Kritiker sehen in dem Bericht wenig überraschend ein Eingeständnis, dass die Vorratsdatenspeicherung keinen nachweislichen Nutzen hat. Malte Spitz, Mitglied im Bundesvorstand der Grünen, sagte: „Die Kommission hält in ihrem Bericht ja selber fest, dass die Notwendigkeit dieser Speicherorgie nicht erwiesen ist, sondern immer nur mit Zurufen der entsprechenden Behörden und Ermittlungsstellen begründet wird.“ Ein wissenschaftlicher Nachweis fehle hingegen.

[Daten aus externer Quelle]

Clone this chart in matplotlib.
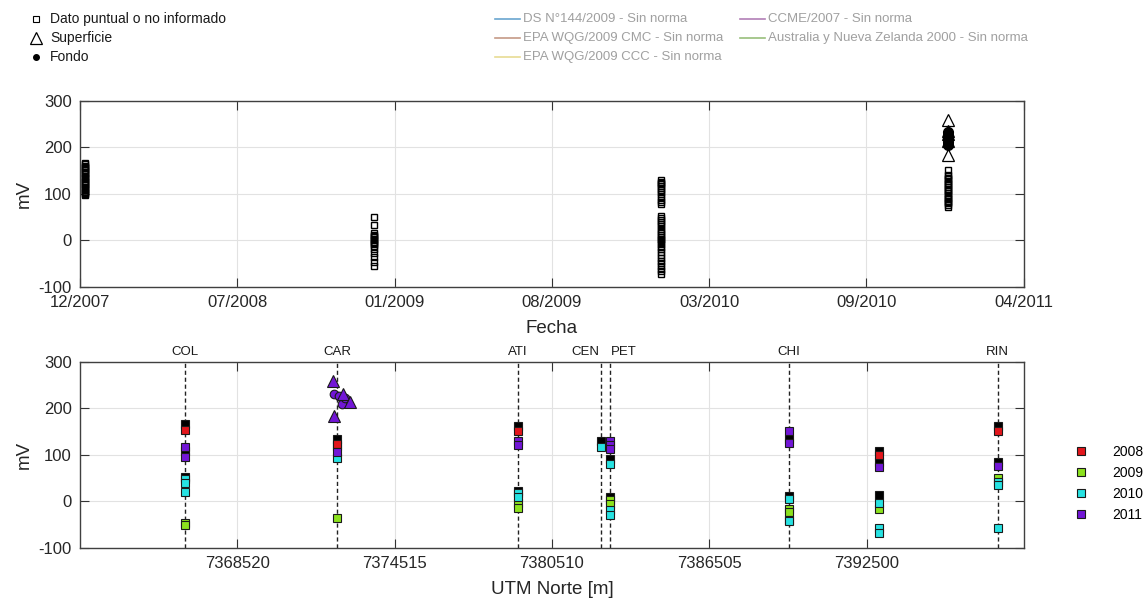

Frank Herrmann vom AK Vorrat fordert, dass die Richtlinie nun eingestellt werden müsse: „Der Kommission gelingt es auch sechs Jahre nach Einführung der Richtlinie zur Vorratsdatenspeicherung nicht, deren Notwendigkeit zu belegen. Stattdessen soll nun nach beliebigen Beispielen für die Vorteile von Vorratsdaten gesucht werden.“
Ursprünglich waren die Ergebnisse des Berichts für die Arbeitsgruppe der EU-Kommission vorgesehen, die an einer Reform der Vorratsdatenspeicherungsrichtlinie arbeitet. Im Juli soll diese Vorschläge machen, wie es mit der Richtlinie weitergeht. Bei der EU-Kommission bestehen offenbar keine grundsätzlichen Zweifel, stattdessen sollen Vorschläge erarbeitet werden, mit denen sich die Notwendigkeit der Vorratsdatenspeicherung für die Öffentlichkeit demonstrieren lässt. Es sollen aber auch Studien über Alternativen erstellt werden, die weniger gravierend in die Grundrechte einschneiden.